## EXERCISE
Give the count of lines that include the string "draws". Add nothing to it.

## SUPPLIED INFORMATION
-- -- --

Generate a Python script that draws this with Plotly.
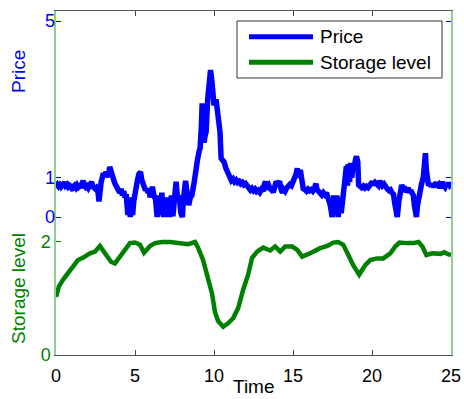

-- -- --

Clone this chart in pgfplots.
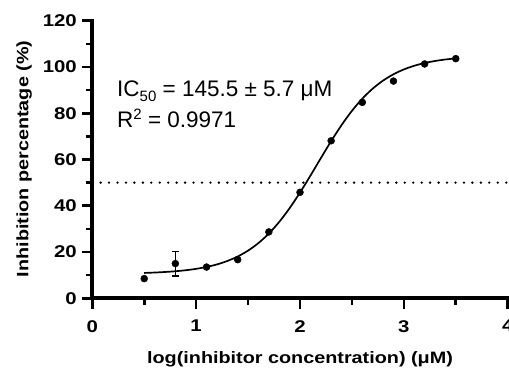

-- -- --

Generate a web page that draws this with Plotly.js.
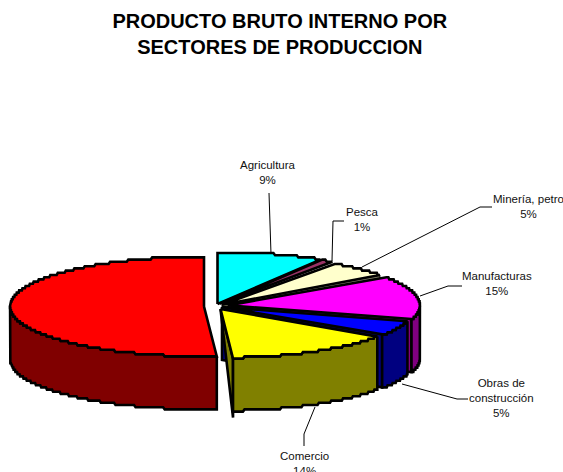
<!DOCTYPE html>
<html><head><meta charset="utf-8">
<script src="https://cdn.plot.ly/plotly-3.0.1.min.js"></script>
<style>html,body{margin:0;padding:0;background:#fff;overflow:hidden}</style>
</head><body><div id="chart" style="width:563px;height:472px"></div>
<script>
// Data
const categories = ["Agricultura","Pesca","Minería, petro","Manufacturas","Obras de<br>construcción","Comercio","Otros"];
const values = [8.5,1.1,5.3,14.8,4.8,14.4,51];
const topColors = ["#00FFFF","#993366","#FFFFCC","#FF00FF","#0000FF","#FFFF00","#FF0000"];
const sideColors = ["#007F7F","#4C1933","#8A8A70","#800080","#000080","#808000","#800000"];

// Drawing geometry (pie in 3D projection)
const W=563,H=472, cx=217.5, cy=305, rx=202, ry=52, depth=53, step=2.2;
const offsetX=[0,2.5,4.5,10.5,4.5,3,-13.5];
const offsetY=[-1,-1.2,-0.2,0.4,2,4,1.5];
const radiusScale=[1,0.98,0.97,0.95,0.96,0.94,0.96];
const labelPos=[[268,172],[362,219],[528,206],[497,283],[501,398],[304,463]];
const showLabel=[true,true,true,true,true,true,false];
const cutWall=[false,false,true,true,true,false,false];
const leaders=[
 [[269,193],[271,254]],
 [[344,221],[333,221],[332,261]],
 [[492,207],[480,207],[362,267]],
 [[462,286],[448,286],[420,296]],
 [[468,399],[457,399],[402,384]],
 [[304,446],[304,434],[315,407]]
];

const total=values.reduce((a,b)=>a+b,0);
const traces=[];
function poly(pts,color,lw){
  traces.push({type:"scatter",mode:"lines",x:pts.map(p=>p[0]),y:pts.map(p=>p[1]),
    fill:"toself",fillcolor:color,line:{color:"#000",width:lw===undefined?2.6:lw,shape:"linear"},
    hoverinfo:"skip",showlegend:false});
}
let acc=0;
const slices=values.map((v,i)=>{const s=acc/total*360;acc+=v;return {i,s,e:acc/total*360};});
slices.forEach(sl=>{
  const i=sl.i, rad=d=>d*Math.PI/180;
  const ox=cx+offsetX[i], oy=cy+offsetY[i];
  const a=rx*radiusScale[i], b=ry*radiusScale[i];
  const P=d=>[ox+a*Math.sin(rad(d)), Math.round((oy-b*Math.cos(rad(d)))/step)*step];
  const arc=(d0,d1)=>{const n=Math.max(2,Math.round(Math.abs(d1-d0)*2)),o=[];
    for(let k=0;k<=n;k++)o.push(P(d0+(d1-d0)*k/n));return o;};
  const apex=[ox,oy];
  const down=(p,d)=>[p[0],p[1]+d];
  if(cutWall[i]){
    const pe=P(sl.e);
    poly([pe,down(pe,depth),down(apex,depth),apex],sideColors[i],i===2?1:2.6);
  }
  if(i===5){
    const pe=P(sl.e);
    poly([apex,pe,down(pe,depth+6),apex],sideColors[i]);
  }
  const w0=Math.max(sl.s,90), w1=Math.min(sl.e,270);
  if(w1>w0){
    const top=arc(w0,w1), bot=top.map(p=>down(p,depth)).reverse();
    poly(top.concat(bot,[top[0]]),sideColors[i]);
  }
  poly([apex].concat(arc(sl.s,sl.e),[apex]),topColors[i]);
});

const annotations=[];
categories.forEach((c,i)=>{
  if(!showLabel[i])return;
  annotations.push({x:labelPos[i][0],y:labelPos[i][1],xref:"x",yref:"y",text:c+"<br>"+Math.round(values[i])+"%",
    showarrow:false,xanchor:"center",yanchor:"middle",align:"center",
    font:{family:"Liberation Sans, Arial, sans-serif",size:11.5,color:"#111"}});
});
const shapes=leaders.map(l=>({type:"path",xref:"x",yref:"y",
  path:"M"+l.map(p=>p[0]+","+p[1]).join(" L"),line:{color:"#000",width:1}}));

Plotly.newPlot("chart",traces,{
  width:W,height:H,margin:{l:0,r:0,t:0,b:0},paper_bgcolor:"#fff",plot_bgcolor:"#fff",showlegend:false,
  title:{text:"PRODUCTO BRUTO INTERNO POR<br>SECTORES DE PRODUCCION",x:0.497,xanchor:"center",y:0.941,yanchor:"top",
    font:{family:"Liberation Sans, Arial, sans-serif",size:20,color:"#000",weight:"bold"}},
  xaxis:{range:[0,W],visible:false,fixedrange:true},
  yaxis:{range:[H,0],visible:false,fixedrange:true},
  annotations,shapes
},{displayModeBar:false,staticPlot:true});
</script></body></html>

-- -- --

## WRITTEN ANSWER
2